- **Given records**
-- Start --

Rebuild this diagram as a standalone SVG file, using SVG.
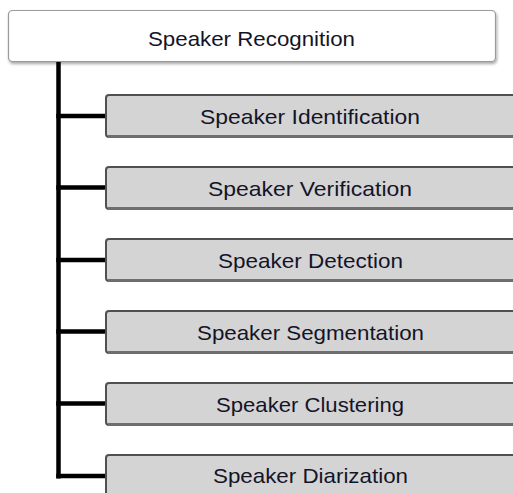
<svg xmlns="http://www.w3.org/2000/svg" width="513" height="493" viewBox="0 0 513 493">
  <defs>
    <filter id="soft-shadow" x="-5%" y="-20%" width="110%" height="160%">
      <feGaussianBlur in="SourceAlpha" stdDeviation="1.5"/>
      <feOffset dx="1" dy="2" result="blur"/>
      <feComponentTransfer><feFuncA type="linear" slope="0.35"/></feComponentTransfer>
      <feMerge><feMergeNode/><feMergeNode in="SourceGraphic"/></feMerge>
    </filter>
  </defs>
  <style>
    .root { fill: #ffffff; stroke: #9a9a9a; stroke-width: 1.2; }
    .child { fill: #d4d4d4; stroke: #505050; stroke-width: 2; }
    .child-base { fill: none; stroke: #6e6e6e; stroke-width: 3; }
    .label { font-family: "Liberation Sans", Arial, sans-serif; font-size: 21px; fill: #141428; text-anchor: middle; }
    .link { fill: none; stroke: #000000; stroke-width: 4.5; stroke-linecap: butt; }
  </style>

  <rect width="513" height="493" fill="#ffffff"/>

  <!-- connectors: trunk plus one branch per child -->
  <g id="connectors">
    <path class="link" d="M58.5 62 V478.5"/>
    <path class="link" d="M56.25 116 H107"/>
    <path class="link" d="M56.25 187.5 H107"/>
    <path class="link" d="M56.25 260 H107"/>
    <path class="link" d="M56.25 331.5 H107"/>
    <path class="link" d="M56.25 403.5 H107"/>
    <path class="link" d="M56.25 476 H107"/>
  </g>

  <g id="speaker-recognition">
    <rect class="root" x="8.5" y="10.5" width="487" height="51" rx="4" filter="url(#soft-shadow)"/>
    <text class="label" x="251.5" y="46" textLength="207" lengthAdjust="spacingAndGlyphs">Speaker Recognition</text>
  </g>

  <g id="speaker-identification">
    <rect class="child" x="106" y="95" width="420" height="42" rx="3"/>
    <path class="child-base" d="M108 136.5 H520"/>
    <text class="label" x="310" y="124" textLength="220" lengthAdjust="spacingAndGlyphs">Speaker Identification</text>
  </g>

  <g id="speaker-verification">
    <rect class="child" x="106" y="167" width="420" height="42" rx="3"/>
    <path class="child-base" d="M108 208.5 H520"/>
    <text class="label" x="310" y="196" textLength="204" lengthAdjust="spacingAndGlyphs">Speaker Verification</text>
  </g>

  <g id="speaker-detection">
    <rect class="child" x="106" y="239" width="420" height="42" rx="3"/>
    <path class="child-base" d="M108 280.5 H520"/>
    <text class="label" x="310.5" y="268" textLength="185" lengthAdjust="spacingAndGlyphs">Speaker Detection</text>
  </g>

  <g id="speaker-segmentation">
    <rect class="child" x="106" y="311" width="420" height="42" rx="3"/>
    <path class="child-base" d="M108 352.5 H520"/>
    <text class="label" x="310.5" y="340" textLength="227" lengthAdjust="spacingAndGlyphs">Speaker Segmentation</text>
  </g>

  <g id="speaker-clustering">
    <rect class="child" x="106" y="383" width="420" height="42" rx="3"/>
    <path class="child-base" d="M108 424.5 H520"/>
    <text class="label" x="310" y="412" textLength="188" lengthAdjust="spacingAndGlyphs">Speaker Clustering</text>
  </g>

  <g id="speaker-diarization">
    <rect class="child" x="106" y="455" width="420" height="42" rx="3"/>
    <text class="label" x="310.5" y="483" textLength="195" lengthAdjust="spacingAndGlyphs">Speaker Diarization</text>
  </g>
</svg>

-- End --
-- Start --

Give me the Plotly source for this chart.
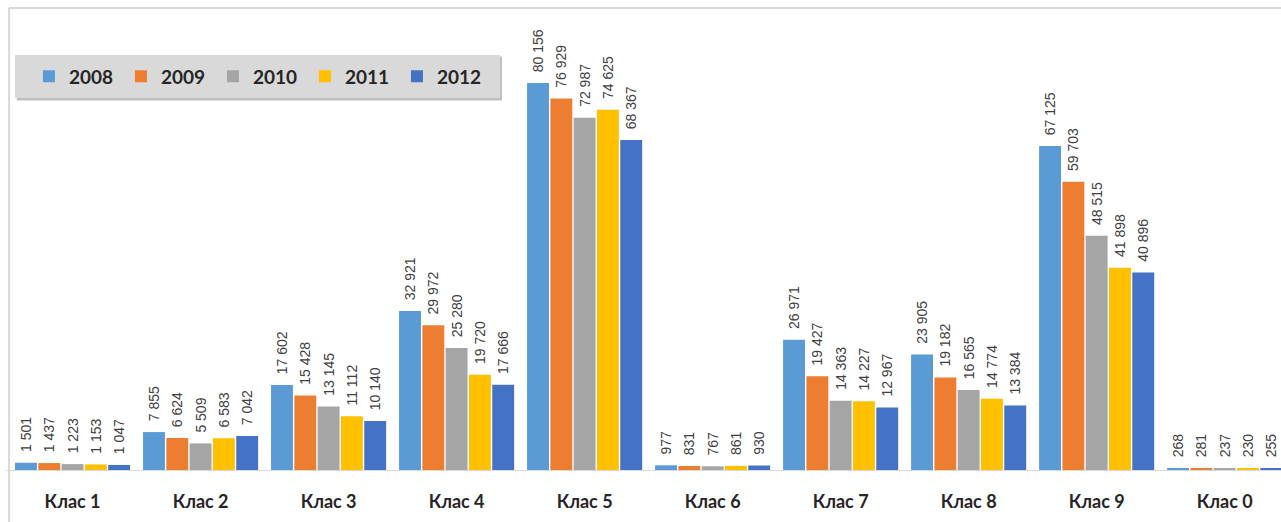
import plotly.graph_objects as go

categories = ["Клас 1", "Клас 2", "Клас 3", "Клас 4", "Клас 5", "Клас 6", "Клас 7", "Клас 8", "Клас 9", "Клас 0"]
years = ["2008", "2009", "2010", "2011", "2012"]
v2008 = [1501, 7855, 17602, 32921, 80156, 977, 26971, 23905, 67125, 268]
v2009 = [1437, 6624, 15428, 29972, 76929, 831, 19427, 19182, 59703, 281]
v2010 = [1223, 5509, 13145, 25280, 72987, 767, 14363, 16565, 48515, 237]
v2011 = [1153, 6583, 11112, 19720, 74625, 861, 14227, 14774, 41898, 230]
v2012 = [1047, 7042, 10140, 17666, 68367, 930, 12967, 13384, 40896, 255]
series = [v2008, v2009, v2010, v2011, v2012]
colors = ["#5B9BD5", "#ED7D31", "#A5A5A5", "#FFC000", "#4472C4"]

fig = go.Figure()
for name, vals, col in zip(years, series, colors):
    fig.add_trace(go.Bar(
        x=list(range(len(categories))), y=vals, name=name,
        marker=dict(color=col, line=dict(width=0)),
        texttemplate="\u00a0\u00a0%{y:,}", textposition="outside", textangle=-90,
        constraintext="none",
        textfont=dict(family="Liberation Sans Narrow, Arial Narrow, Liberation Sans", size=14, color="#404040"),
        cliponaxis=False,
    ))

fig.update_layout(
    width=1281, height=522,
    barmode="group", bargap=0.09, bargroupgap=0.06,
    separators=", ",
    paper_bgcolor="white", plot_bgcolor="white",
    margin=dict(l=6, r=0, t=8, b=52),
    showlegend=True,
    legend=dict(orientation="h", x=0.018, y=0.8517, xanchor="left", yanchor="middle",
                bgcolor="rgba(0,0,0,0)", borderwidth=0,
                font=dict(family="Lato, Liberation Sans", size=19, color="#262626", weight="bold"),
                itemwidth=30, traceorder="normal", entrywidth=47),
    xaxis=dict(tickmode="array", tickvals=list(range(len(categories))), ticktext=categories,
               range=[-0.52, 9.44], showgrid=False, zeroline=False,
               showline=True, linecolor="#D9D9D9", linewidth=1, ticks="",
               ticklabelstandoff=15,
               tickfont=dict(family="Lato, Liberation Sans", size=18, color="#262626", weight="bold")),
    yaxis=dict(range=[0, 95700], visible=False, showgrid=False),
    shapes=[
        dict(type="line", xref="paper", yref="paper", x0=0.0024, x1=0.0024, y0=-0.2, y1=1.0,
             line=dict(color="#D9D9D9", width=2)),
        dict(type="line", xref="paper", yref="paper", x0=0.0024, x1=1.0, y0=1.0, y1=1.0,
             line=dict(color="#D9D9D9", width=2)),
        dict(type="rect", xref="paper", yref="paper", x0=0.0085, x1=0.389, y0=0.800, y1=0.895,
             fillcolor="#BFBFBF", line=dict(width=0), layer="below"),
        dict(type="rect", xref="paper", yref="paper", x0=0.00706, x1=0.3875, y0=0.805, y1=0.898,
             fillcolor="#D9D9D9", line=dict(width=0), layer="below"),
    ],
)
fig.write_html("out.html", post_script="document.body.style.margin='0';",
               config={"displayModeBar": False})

-- End --
-- Start --

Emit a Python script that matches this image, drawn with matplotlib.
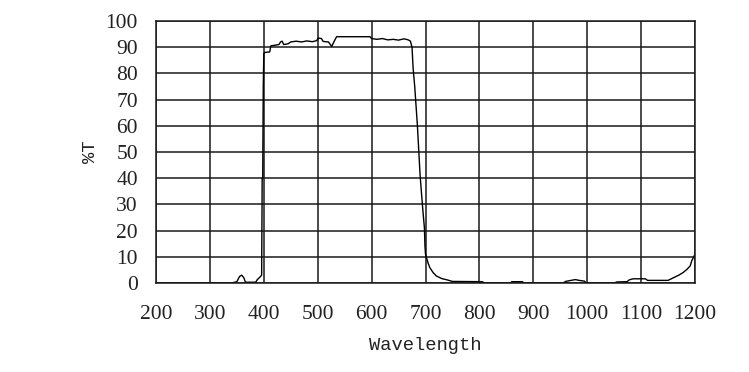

-- End --

- **What the exercise asks**
The lines to collect are those holding the string "this"; copy them all.

- **Exercise output**
Rebuild this diagram as a standalone SVG file, using SVG.
Give me the Plotly source for this chart.
Emit a Python script that matches this image, drawn with matplotlib.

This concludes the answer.